Typically thoughts of Rome always include the Coliseum. It truly is as impressive I imagined. Pompeii also has a big tourist draw but our professors took us instead to Herculaneum, what they referred to as the “secret counterpart.” The joke that one could dig anywhere in Italy and find some ancient ruins, which was exactly how Herculaneum was found. Herculaneum was hit second by Mount Vesuvius, after Pompeii, and was covered in mud until modern day residents were digging for a well happened upon it. Some of the most visually stunning places we visited were the Villa Adriana, Villa d’Este, and Villa Borghese. Villa Adriana was the 250-acre home for the Emperor Hadrian, his wife and his male lover. The Villa d’Este is a breathtaking, multi-leveled garden with statues and marble stolen from the Villa Adriana. Villa Borghese resembles an over-sized version of Central Park.

Most of our free time in Italy was spent eating gelato and visiting the open markets. We even had a roof-top picnic of spaghetti, fresh tomatoes, market mozzarella, strawberries, cherries, gelato, wine and limoncello. It was one of the best bonding experiences we had there.

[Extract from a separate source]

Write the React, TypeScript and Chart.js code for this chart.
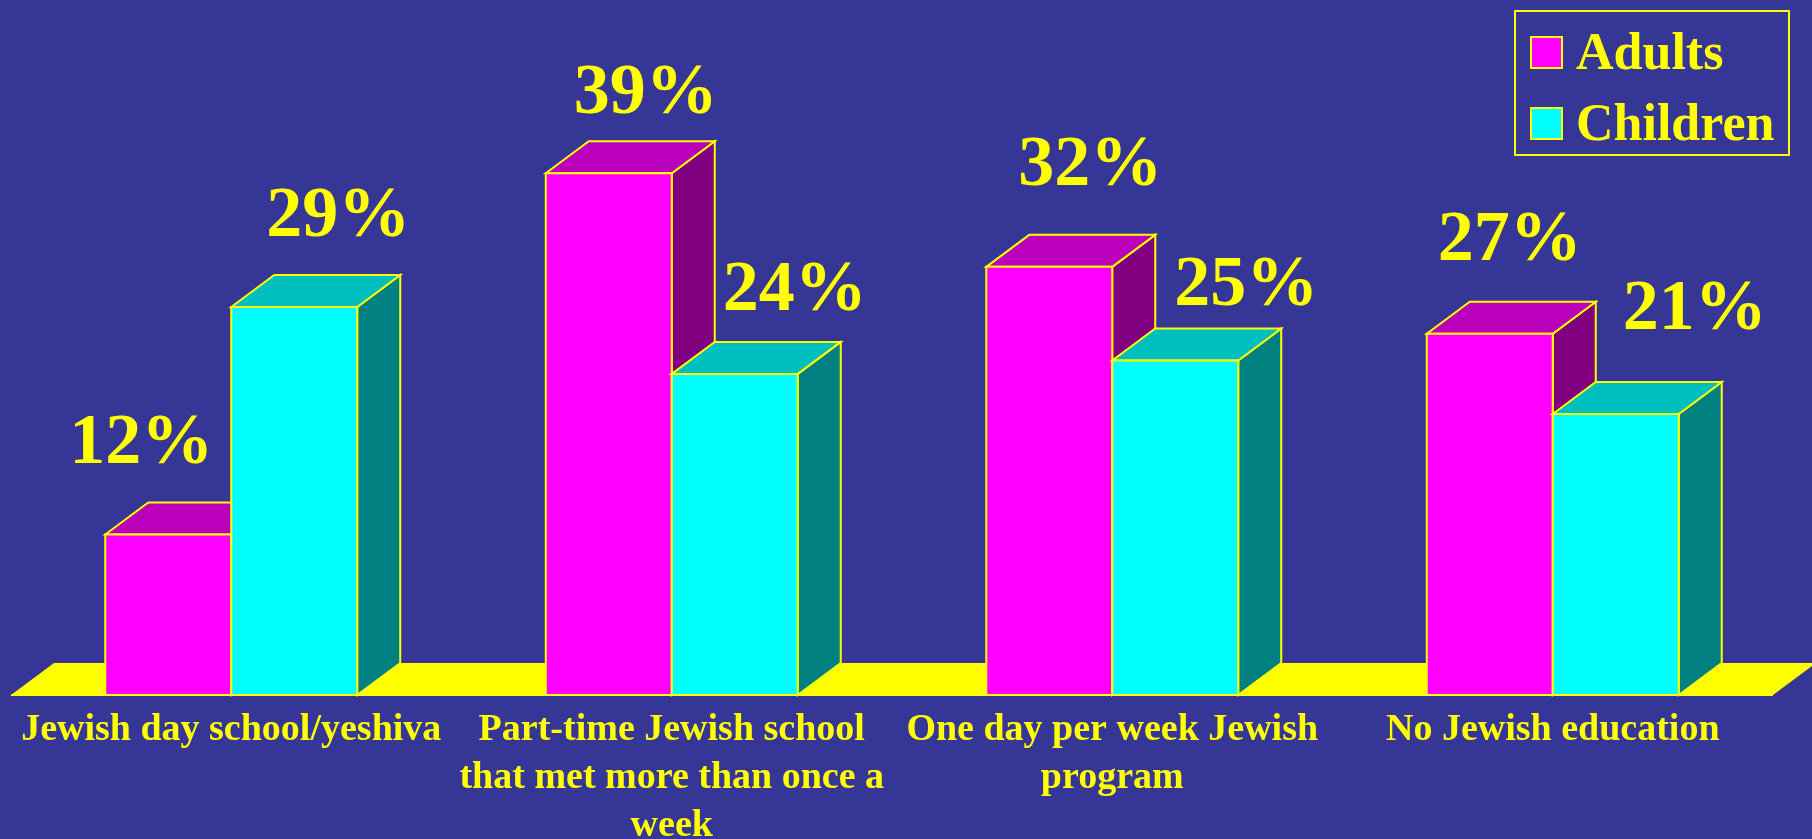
import React, { useEffect, useRef } from 'react';
import { Chart, registerables } from 'chart.js';

Chart.register(...registerables);

// ---- data ----
const CATEGORIES: string[][] = [
  ['Jewish day school/yeshiva'],
  ['Part-time Jewish school', 'that met more than once a', 'week'],
  ['One day per week Jewish', 'program'],
  ['No Jewish education'],
];
const SERIES_NAMES = ['Adults', 'Children'];
const ADULTS = [12, 39, 32, 27];
const CHILDREN = [29, 24, 25, 21];
const Y_MAX = 50;

// ---- styles ----
const W = 1812;
const H = 839;
const BG = '#353696';
const YELLOW = '#FFFF00';
const FONT = "'Liberation Serif', 'Times New Roman', serif";
const FACES = [
  { front: '#FF00FF', top: '#BB00BB', side: '#800080' },
  { front: '#00FFFF', top: '#00BFBF', side: '#008080' },
];
const DEPTH_X = 43;
const DEPTH_Y = -32;
// value label nudges relative to the bar's front top centre [dx, dy]
const LABEL_NUDGE: number[][][] = [
  [[-27, -71], [37, -60], [41, -82], [20, -74]],
  [[44, -71], [60, -64], [71, -56], [79, -85]],
];

function poly(ctx: CanvasRenderingContext2D, pts: number[][], fill: string) {
  ctx.beginPath();
  ctx.moveTo(pts[0][0], pts[0][1]);
  for (let i = 1; i < pts.length; i++) ctx.lineTo(pts[i][0], pts[i][1]);
  ctx.closePath();
  ctx.fillStyle = fill;
  ctx.fill();
  ctx.strokeStyle = YELLOW;
  ctx.lineWidth = 2;
  ctx.lineJoin = 'miter';
  ctx.stroke();
}

const bgPlugin = {
  id: 'bg',
  beforeDraw(chart: any) {
    const ctx = chart.ctx as CanvasRenderingContext2D;
    ctx.save();
    ctx.fillStyle = BG;
    ctx.fillRect(0, 0, chart.width, chart.height);
    ctx.restore();
  },
};

const threeDPlugin = {
  id: 'threeD',
  beforeDatasetsDraw(chart: any) {
    const ctx = chart.ctx as CanvasRenderingContext2D;
    const { left, right, bottom } = chart.chartArea;
    ctx.save();
    // floor
    ctx.beginPath();
    ctx.moveTo(left, bottom);
    ctx.lineTo(right, bottom);
    ctx.lineTo(right + DEPTH_X, bottom + DEPTH_Y);
    ctx.lineTo(left + DEPTH_X, bottom + DEPTH_Y);
    ctx.closePath();
    ctx.fillStyle = YELLOW;
    ctx.fill();

    const metas = chart.data.datasets.map((_: any, i: number) => chart.getDatasetMeta(i));
    for (let c = 0; c < chart.data.labels.length; c++) {
      for (let d = 0; d < metas.length; d++) {
        const bar = metas[d].data[c];
        if (!bar) continue;
        const { x, y, base, width } = bar.getProps(['x', 'y', 'base', 'width'], true);
        const l = x - width / 2;
        const r = x + width / 2;
        const f = FACES[d];
        poly(ctx, [[r, y], [r + DEPTH_X, y + DEPTH_Y], [r + DEPTH_X, base + DEPTH_Y], [r, base]], f.side);
        poly(ctx, [[l, y], [l + DEPTH_X, y + DEPTH_Y], [r + DEPTH_X, y + DEPTH_Y], [r, y]], f.top);
        poly(ctx, [[l, y], [r, y], [r, base], [l, base]], f.front);
      }
    }
    // front edge of floor
    ctx.beginPath();
    ctx.moveTo(left, bottom);
    ctx.lineTo(right, bottom);
    ctx.strokeStyle = YELLOW;
    ctx.lineWidth = 2;
    ctx.stroke();

    // value labels
    ctx.fillStyle = YELLOW;
    ctx.font = `bold 72px ${FONT}`;
    ctx.textAlign = 'center';
    ctx.textBaseline = 'alphabetic';
    for (let d = 0; d < metas.length; d++) {
      const vals = chart.data.datasets[d].data as number[];
      metas[d].data.forEach((bar: any, i: number) => {
        const { x, y } = bar.getProps(['x', 'y'], true);
        const n = LABEL_NUDGE[d][i];
        ctx.fillText(`${vals[i]}%`, x + n[0], y + n[1]);
      });
    }
    ctx.restore();
    return false;
  },
  afterDraw(chart: any) {
    const ctx = chart.ctx as CanvasRenderingContext2D;
    ctx.save();
    // legend box
    ctx.strokeStyle = YELLOW;
    ctx.lineWidth = 2;
    ctx.strokeRect(1515, 11, 274, 144);
    ctx.font = `bold 52px ${FONT}`;
    ctx.textAlign = 'left';
    ctx.textBaseline = 'alphabetic';
    chart.data.datasets.forEach((ds: any, i: number) => {
      const top = 37 + i * 71;
      ctx.fillStyle = FACES[i].front;
      ctx.fillRect(1531, top, 31, 31);
      ctx.strokeStyle = YELLOW;
      ctx.strokeRect(1531, top, 31, 31);
      ctx.fillStyle = YELLOW;
      ctx.fillText(ds.label, 1576, top + 32);
    });
    ctx.restore();
  },
};

export default function App() {
  const canvasRef = useRef<HTMLCanvasElement | null>(null);

  useEffect(() => {
    if (!canvasRef.current) return;
    const chart = new Chart(canvasRef.current, {
      type: 'bar',
      data: {
        labels: CATEGORIES,
        datasets: [
          { label: SERIES_NAMES[0], data: ADULTS, backgroundColor: FACES[0].front, borderColor: YELLOW, borderWidth: 2 },
          { label: SERIES_NAMES[1], data: CHILDREN, backgroundColor: FACES[1].front, borderColor: YELLOW, borderWidth: 2 },
        ],
      },
      options: {
        responsive: false,
        animation: false,
        layout: { padding: { left: 11, right: 39, top: 26, bottom: 0 } },
        datasets: { bar: { categoryPercentage: 0.572, barPercentage: 1 } },
        plugins: { legend: { display: false }, tooltip: { enabled: false } },
        scales: {
          x: {
            grid: { display: false, drawTicks: false },
            border: { display: false },
            ticks: {
              color: YELLOW,
              padding: 11,
              maxRotation: 0,
              autoSkip: false,
              font: { family: FONT, size: 38, weight: 'bold', lineHeight: '48px' },
            },
            afterFit: (scale: any) => { scale.height = 144; },
          },
          y: { display: false, min: 0, max: Y_MAX },
        },
      },
      plugins: [bgPlugin, threeDPlugin],
    });
    return () => chart.destroy();
  }, []);

  return (
    <div style={{ position: 'fixed', left: 0, top: 0, width: W, height: H, background: BG }}>
      <canvas ref={canvasRef} width={W} height={H} style={{ display: 'block', width: W, height: H }} />
    </div>
  );
}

Being in Italy was definitely a change in culture. No free water, no split checks (my mental math is impeccable now), no free public restroom, nothing open past seven o’clock and drivers who don’t stay in one lane. But the beauty of the Italian countryside, the rich history, and the laissez-faire way of life is a great getaway from the constant “go” in America. Even since being back, I find myself missing my afternoon menta gelato and being able to grab a pizza from a café. I am extremely grateful for the experience I had and the memories I made.